Start of Collected material

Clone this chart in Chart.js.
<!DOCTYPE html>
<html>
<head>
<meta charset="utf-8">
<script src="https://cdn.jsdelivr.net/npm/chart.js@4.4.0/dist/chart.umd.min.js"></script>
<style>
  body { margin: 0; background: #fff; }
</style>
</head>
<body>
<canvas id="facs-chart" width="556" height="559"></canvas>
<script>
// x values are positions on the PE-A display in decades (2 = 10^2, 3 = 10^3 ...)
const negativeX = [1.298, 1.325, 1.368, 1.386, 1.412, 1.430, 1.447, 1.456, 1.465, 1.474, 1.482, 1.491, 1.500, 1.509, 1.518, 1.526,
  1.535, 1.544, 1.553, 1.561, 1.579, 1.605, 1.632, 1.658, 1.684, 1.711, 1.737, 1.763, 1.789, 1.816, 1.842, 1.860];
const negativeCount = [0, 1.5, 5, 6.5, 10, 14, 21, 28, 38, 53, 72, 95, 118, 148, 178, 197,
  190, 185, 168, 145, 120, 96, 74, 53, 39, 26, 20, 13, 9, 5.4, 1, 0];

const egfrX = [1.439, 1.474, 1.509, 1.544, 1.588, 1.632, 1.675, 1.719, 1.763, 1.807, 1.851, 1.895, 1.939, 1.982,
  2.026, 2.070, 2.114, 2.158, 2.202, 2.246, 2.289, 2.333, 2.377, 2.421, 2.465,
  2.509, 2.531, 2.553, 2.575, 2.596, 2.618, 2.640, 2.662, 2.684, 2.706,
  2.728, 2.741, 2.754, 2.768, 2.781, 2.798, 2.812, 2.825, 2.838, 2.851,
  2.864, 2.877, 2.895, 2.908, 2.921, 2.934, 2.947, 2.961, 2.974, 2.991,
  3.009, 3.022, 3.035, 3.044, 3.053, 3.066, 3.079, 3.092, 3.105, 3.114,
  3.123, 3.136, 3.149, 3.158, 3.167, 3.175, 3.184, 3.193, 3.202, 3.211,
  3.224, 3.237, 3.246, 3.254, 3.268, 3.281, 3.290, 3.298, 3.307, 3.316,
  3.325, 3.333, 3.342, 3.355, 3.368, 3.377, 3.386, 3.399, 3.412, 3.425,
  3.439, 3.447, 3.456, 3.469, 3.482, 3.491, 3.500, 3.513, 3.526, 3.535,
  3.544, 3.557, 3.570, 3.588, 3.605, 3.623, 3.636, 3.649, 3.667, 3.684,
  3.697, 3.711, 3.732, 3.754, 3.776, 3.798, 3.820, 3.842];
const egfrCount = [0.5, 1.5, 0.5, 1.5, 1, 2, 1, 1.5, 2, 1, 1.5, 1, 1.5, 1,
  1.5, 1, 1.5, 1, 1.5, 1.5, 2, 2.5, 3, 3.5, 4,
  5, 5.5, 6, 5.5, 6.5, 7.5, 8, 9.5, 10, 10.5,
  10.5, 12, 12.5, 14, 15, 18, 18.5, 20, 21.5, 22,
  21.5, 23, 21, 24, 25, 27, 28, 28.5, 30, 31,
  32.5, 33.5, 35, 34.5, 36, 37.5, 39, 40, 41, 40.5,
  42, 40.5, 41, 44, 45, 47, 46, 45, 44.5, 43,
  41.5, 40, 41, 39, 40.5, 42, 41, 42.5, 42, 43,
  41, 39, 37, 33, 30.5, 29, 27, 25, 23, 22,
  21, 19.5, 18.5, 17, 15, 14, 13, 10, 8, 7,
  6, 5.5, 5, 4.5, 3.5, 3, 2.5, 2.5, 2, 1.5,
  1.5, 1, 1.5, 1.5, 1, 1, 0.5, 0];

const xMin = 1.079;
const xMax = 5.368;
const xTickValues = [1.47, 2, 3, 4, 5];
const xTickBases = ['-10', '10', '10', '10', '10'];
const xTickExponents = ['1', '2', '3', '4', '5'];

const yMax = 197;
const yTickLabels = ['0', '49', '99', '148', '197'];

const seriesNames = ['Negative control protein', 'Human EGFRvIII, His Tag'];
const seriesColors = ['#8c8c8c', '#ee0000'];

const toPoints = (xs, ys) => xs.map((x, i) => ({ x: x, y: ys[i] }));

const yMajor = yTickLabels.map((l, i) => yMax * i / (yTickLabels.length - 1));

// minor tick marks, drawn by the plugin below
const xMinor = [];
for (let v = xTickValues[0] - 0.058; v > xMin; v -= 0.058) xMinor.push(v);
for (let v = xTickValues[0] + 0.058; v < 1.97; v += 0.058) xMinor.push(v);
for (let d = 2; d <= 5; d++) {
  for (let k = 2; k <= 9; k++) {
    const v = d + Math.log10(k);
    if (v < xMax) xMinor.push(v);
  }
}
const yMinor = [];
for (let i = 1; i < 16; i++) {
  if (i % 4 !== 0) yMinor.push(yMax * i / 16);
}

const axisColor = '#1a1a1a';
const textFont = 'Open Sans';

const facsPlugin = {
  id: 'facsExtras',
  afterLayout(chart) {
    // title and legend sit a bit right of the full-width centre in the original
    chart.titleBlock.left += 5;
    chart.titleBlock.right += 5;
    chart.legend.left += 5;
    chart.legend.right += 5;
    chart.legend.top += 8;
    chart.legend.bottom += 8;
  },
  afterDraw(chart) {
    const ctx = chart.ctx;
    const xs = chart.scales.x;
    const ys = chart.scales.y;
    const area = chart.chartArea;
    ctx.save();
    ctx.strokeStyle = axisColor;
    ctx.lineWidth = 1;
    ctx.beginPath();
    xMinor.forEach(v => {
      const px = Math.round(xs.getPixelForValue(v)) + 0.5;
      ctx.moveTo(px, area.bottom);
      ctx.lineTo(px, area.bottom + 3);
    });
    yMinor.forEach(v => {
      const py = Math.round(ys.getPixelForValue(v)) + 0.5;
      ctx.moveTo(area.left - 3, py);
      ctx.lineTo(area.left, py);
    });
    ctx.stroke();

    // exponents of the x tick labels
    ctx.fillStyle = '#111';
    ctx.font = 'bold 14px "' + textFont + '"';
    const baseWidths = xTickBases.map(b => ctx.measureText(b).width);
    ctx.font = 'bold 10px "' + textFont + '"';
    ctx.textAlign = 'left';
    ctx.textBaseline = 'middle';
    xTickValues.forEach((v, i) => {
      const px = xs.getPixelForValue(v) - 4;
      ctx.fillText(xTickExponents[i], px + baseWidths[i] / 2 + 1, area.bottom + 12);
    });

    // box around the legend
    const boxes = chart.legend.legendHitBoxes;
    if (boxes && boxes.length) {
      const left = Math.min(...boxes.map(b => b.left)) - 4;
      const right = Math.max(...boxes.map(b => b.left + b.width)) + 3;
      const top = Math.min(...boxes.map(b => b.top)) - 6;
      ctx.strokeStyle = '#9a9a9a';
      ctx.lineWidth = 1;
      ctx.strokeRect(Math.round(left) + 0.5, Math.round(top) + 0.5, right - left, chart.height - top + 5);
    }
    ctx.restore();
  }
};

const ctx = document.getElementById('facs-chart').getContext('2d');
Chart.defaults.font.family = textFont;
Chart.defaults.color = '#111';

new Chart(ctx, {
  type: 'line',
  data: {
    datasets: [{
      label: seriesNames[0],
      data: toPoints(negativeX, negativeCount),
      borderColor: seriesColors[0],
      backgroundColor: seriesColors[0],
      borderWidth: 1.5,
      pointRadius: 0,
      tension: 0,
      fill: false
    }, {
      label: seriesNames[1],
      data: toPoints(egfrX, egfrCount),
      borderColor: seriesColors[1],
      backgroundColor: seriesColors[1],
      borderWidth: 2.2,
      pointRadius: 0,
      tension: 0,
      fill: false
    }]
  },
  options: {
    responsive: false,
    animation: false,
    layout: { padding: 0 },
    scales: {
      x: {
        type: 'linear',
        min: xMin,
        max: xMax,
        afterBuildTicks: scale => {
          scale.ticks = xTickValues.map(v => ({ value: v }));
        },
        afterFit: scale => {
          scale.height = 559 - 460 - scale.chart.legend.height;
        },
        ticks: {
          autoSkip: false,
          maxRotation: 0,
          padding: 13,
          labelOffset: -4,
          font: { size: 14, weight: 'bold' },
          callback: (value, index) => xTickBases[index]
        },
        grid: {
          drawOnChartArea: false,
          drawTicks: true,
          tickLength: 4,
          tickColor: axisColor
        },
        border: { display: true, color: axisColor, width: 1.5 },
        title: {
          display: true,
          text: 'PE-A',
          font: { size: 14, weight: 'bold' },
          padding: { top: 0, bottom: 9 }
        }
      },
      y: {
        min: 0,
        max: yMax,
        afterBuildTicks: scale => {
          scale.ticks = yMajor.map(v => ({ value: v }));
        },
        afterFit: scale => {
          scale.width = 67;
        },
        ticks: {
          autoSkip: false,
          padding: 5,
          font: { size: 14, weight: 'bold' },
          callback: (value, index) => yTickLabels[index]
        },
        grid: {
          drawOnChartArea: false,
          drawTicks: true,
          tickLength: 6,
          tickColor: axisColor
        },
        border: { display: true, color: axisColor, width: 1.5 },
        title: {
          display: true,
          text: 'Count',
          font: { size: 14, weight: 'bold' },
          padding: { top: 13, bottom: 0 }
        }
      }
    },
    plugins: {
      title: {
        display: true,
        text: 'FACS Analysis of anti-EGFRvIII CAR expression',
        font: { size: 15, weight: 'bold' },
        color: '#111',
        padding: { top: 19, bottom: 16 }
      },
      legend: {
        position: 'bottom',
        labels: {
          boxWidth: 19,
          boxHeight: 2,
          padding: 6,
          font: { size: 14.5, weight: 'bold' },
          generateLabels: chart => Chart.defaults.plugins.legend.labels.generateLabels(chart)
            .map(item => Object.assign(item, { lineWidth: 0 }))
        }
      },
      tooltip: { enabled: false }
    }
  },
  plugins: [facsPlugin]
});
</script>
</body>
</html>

End of Collected material

Brief: Print, unaltered, every line from the beginning of the material down to the line with "9, 5.4, 1, 0];".

Task response:
Clone this chart in Chart.js.
<!DOCTYPE html>
<html>
<head>
<meta charset="utf-8">
<script src="https://cdn.jsdelivr.net/npm/chart.js@4.4.0/dist/chart.umd.min.js"></script>
<style>
  body { margin: 0; background: #fff; }
</style>
</head>
<body>
<canvas id="facs-chart" width="556" height="559"></canvas>
<script>
// x values are positions on the PE-A display in decades (2 = 10^2, 3 = 10^3 ...)
const negativeX = [1.298, 1.325, 1.368, 1.386, 1.412, 1.430, 1.447, 1.456, 1.465, 1.474, 1.482, 1.491, 1.500, 1.509, 1.518, 1.526,
  1.535, 1.544, 1.553, 1.561, 1.579, 1.605, 1.632, 1.658, 1.684, 1.711, 1.737, 1.763, 1.789, 1.816, 1.842, 1.860];
const negativeCount = [0, 1.5, 5, 6.5, 10, 14, 21, 28, 38, 53, 72, 95, 118, 148, 178, 197,
  190, 185, 168, 145, 120, 96, 74, 53, 39, 26, 20, 13, 9, 5.4, 1, 0];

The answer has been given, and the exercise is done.